Collected material =

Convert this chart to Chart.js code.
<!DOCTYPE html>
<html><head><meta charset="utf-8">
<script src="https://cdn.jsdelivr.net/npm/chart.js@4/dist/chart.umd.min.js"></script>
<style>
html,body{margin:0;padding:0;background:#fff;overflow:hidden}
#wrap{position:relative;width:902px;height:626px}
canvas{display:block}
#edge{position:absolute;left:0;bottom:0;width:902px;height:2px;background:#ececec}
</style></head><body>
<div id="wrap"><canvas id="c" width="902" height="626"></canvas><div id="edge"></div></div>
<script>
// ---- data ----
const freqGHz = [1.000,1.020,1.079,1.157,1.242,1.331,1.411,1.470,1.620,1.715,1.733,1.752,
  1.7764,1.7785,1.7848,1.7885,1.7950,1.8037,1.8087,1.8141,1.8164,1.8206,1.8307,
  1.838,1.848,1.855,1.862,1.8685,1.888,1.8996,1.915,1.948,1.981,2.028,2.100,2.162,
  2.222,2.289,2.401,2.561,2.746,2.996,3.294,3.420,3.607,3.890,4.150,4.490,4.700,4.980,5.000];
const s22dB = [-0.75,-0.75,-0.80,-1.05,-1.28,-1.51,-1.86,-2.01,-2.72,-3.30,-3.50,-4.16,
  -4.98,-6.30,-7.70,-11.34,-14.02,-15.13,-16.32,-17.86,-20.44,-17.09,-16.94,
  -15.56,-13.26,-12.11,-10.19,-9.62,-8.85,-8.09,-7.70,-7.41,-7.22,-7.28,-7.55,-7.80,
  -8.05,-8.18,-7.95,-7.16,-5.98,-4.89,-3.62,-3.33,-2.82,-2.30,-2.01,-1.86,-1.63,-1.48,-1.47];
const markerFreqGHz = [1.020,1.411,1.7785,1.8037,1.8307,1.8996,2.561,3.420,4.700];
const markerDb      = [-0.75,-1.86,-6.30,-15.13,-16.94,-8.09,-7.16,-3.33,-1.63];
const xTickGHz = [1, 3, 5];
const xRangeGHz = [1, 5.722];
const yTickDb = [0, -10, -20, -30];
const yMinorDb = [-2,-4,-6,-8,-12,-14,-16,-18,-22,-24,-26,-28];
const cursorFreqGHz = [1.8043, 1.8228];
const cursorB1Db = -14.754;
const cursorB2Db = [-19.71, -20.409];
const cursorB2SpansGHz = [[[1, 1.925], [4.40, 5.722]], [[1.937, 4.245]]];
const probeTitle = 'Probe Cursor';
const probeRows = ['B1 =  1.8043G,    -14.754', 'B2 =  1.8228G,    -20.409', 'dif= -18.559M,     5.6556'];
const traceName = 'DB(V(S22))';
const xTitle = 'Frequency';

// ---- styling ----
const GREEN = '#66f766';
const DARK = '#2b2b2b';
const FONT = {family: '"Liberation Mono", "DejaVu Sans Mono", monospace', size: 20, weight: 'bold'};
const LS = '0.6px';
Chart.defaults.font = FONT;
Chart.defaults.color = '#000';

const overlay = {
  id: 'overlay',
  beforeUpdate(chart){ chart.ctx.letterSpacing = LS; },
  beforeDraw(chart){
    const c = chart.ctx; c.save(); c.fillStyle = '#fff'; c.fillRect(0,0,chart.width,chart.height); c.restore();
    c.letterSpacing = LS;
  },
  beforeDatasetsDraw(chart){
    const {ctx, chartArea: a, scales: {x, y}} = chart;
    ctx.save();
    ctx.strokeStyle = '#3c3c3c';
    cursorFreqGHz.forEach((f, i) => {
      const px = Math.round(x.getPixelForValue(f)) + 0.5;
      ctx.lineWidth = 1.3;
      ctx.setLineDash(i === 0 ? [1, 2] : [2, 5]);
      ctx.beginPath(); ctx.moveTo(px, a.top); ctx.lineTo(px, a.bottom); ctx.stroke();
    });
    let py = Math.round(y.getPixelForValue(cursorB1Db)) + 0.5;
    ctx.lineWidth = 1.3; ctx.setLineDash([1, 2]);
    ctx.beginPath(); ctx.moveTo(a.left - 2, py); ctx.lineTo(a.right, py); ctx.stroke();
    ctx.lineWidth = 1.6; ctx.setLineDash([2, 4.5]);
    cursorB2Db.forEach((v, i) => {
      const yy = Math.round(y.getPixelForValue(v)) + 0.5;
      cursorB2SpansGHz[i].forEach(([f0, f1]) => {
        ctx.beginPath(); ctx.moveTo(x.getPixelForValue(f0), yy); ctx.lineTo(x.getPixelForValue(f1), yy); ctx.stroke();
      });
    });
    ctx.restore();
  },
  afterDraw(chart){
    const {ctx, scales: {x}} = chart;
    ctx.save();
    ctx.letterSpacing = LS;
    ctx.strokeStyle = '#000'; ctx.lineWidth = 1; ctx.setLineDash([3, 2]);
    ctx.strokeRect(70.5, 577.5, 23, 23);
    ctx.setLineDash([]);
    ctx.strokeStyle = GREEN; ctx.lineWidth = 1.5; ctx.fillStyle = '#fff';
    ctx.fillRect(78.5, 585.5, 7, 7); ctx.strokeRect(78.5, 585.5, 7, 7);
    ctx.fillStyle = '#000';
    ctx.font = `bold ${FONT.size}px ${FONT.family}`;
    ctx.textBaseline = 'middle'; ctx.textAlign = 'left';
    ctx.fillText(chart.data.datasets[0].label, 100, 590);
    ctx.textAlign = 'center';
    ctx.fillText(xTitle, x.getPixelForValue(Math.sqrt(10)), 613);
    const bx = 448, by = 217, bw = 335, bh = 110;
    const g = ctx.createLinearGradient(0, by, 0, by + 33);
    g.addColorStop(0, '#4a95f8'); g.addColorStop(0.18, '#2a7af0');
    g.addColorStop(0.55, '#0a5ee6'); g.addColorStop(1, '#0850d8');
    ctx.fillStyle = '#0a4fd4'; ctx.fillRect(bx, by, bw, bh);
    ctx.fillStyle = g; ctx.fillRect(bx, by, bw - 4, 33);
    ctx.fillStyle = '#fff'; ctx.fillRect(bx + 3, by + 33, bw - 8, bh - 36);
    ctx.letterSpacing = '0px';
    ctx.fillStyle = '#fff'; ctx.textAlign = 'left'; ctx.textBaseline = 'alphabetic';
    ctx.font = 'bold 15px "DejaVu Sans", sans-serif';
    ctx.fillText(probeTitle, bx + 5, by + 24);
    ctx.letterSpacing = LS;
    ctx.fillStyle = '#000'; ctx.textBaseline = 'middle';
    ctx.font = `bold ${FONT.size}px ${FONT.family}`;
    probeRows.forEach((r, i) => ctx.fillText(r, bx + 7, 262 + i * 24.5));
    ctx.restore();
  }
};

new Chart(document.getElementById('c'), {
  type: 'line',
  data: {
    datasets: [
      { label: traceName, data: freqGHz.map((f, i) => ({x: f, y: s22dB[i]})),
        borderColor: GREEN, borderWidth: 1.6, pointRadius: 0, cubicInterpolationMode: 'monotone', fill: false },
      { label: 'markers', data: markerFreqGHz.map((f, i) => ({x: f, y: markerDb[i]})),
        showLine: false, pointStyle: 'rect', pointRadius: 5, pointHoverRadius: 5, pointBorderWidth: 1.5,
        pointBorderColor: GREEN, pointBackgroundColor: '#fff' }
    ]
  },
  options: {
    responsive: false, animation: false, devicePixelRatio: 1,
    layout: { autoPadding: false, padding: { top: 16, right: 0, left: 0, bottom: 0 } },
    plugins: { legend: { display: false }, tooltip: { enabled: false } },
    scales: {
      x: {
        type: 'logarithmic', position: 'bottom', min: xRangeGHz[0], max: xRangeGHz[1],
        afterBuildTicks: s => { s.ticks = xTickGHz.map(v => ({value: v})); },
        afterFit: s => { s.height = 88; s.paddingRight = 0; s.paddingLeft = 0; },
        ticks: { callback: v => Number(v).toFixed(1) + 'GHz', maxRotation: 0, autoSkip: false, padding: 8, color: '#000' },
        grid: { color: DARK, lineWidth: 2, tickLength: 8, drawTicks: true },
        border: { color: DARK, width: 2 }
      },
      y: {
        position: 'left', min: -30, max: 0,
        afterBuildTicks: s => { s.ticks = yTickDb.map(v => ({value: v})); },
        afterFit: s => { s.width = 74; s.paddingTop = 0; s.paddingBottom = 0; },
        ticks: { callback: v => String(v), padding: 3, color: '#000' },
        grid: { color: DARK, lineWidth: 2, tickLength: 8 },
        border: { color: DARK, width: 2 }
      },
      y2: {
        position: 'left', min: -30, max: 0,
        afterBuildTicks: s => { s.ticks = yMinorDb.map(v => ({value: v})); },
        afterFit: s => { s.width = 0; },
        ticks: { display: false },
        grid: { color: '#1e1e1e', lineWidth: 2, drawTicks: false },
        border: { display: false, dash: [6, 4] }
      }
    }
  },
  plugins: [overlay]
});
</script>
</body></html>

Instruction =
Copy out only the lines running from the beginning of the data to the line with "const xTitle = 'Frequency';", both ends included.

Result of this exercise =
Convert this chart to Chart.js code.
<!DOCTYPE html>
<html><head><meta charset="utf-8">
<script src="https://cdn.jsdelivr.net/npm/chart.js@4/dist/chart.umd.min.js"></script>
<style>
html,body{margin:0;padding:0;background:#fff;overflow:hidden}
#wrap{position:relative;width:902px;height:626px}
canvas{display:block}
#edge{position:absolute;left:0;bottom:0;width:902px;height:2px;background:#ececec}
</style></head><body>
<div id="wrap"><canvas id="c" width="902" height="626"></canvas><div id="edge"></div></div>
<script>
// ---- data ----
const freqGHz = [1.000,1.020,1.079,1.157,1.242,1.331,1.411,1.470,1.620,1.715,1.733,1.752,
  1.7764,1.7785,1.7848,1.7885,1.7950,1.8037,1.8087,1.8141,1.8164,1.8206,1.8307,
  1.838,1.848,1.855,1.862,1.8685,1.888,1.8996,1.915,1.948,1.981,2.028,2.100,2.162,
  2.222,2.289,2.401,2.561,2.746,2.996,3.294,3.420,3.607,3.890,4.150,4.490,4.700,4.980,5.000];
const s22dB = [-0.75,-0.75,-0.80,-1.05,-1.28,-1.51,-1.86,-2.01,-2.72,-3.30,-3.50,-4.16,
  -4.98,-6.30,-7.70,-11.34,-14.02,-15.13,-16.32,-17.86,-20.44,-17.09,-16.94,
  -15.56,-13.26,-12.11,-10.19,-9.62,-8.85,-8.09,-7.70,-7.41,-7.22,-7.28,-7.55,-7.80,
  -8.05,-8.18,-7.95,-7.16,-5.98,-4.89,-3.62,-3.33,-2.82,-2.30,-2.01,-1.86,-1.63,-1.48,-1.47];
const markerFreqGHz = [1.020,1.411,1.7785,1.8037,1.8307,1.8996,2.561,3.420,4.700];
const markerDb      = [-0.75,-1.86,-6.30,-15.13,-16.94,-8.09,-7.16,-3.33,-1.63];
const xTickGHz = [1, 3, 5];
const xRangeGHz = [1, 5.722];
const yTickDb = [0, -10, -20, -30];
const yMinorDb = [-2,-4,-6,-8,-12,-14,-16,-18,-22,-24,-26,-28];
const cursorFreqGHz = [1.8043, 1.8228];
const cursorB1Db = -14.754;
const cursorB2Db = [-19.71, -20.409];
const cursorB2SpansGHz = [[[1, 1.925], [4.40, 5.722]], [[1.937, 4.245]]];
const probeTitle = 'Probe Cursor';
const probeRows = ['B1 =  1.8043G,    -14.754', 'B2 =  1.8228G,    -20.409', 'dif= -18.559M,     5.6556'];
const traceName = 'DB(V(S22))';
const xTitle = 'Frequency';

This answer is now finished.